Tyler Childers had a breakout last 12 months with his album Purgatory catching the ear of many a critic and country/folk music fan, winning Emerging Artist Of The Year at the Americana Awards and scoring opening slots with Americana heavyweights John Prine, Margo Price and Sturgill Simpson. That album was produced by Simpson and he returns in the same role on Country Squire, a record that refines and expands Childers’ songs of struggling souls.

Like so many artists these days, Americana seems the best catch-all description of Childers’ sound. It’s a true stylistic potpourri, drawing on Appalachian folk, breezy country and honky tonk – the common thread being his gnarled yet melodic, mountain-soul voice that bends and curls around his stories. ‘House Fire’ rides an agile Steve Earle-styled guitar line, the title track hits an old-school country twang and two-step groove while the single ‘All Your’N’ is as good as anything he’s written with its deep soul feel that navigates the devotional aspect of love. “I’ll love you ’til my lungs give out, I ain’t lyin’” sings Childers on the most unabashed and optimistic moment on the album.

Elsewhere it’s the underdog and the disenfranchised that Childers places in his songs.

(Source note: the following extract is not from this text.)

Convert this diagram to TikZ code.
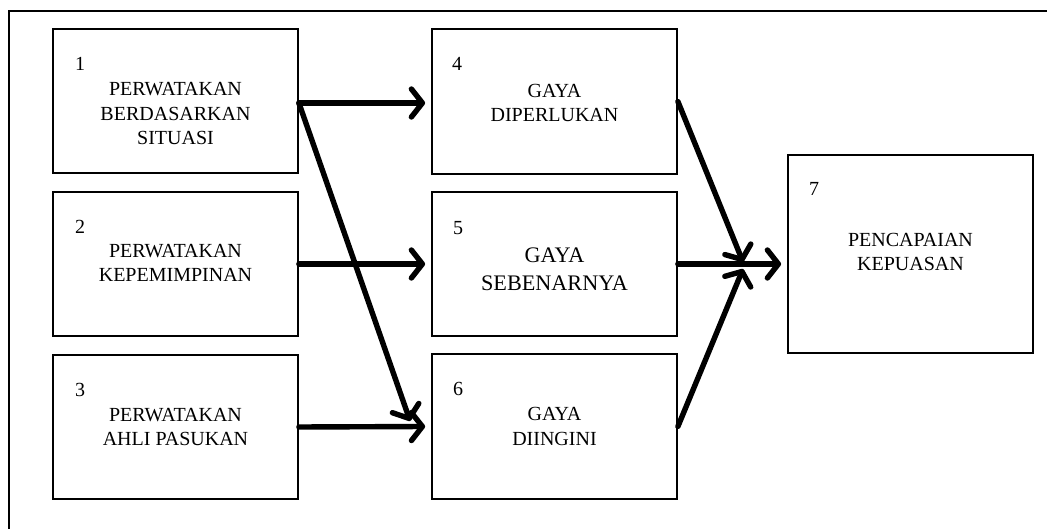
\documentclass[tikz,border=0pt]{standalone}
\usepackage{fontspec}
\setmainfont{Liberation Serif}
\usetikzlibrary{arrows.meta,calc}
\begin{document}
\begin{tikzpicture}[x=1pt,y=-1pt,
  box/.style={draw, line width=1.8pt, rectangle, minimum width=245pt, inner sep=0pt},
  txt/.style={align=center, inner sep=0pt, font=\fontsize{20}{24.5}\selectfont},
  bigtxt/.style={align=center, inner sep=0pt, font=\fontsize{22.2}{27.5}\selectfont},
  num/.style={anchor=west, inner sep=0pt, font=\fontsize{20}{24.5}\selectfont},
  flow/.style={line width=5.4pt, line cap=round, -{Straight Barb[length=11pt,width=28pt,line cap=round,round]}}]
\useasboundingbox (0,0) rectangle (1047,529);
% outer frame (cropped)
\draw[line width=1.6pt] (9,529) -- (9,11) -- (1047,11);
% boxes
\node[box, minimum height=144pt] (b1) at (175.5,101) {};
\node[box, minimum height=144pt] (b2) at (175.5,264) {};
\node[box, minimum height=144pt] (b3) at (175.5,427) {};
\node[box, minimum height=145pt] (b4) at (554.5,101.5) {};
\node[box, minimum height=144pt] (b5) at (554.5,264) {};
\node[box, minimum height=145pt] (b6) at (554.5,426.5) {};
\node[box, minimum height=198pt] (b7) at (910.5,254) {};
% numbers
\node[num] (n1) at (75,63.5) {1};
\node[num] (n2) at (75,226.5) {2};
\node[num] (n3) at (75,389.5) {3};
\node[num] (n4) at (452,63.5) {4};
\node[num] (n5) at (453,228) {5};
\node[num] (n6) at (453,389) {6};
\node[num] (n7) at (809,189) {7};
% texts
\node[txt] (t1) at (175.5,113.5) {PERWATAKAN\\BERDASARKAN\\SITUASI};
\node[txt] (t2) at (175.5,263) {PERWATAKAN\\KEPEMIMPINAN};
\node[txt] (t3) at (175.5,427) {PERWATAKAN\\AHLI PASUKAN};
\node[txt] (t4) at (554.5,103) {GAYA\\DIPERLUKAN};
\node[bigtxt] (t5) at (554.5,269.5) {GAYA\\SEBENARNYA};
\node[txt] (t6) at (554.5,426.5) {GAYA\\DIINGINI};
\node[txt] (t7) at (910.5,252) {PENCAPAIAN\\KEPUASAN};
% merge point
\coordinate (m) at (743,264);
% connectors
\draw[flow] ([yshift=-2pt]b1.east) -- ([xshift=-6pt,yshift=-1.5pt]b4.west);
\draw[flow] ([yshift=-2pt]b1.east) -- ([xshift=-21pt,yshift=5.5pt]b6.west);
\draw[flow] (b2.east) -- ([xshift=-6pt]b5.west);
\draw[flow] (b3.east) -- ([xshift=-6pt]b6.west);
\draw[flow] (b4.east) -- ([yshift=2pt]m);
\draw[flow] (b6.east) -- ([yshift=-5pt]m);
\draw[flow] (b5.east) -- ($(b7.west |- b5.east)+(-6,0)$);
\end{tikzpicture}
\end{document}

Individuals like ‘Matthew’, struggling to make ends meet in dead-end jobs and that guy at the end of the bar, trying to figure it all out in his hometown. There’s a certain romanticism to the great American struggle portrayed here, partly due to the music that more often than not has a real swing and shuffle to it – a feature that may be down to the influence of Simpson and his kaleidoscopic approach to country music.

On Country Squire Childers has consolidated and progressed his undeniable talent, but as good as the album is, you sense his masterpiece is still to come.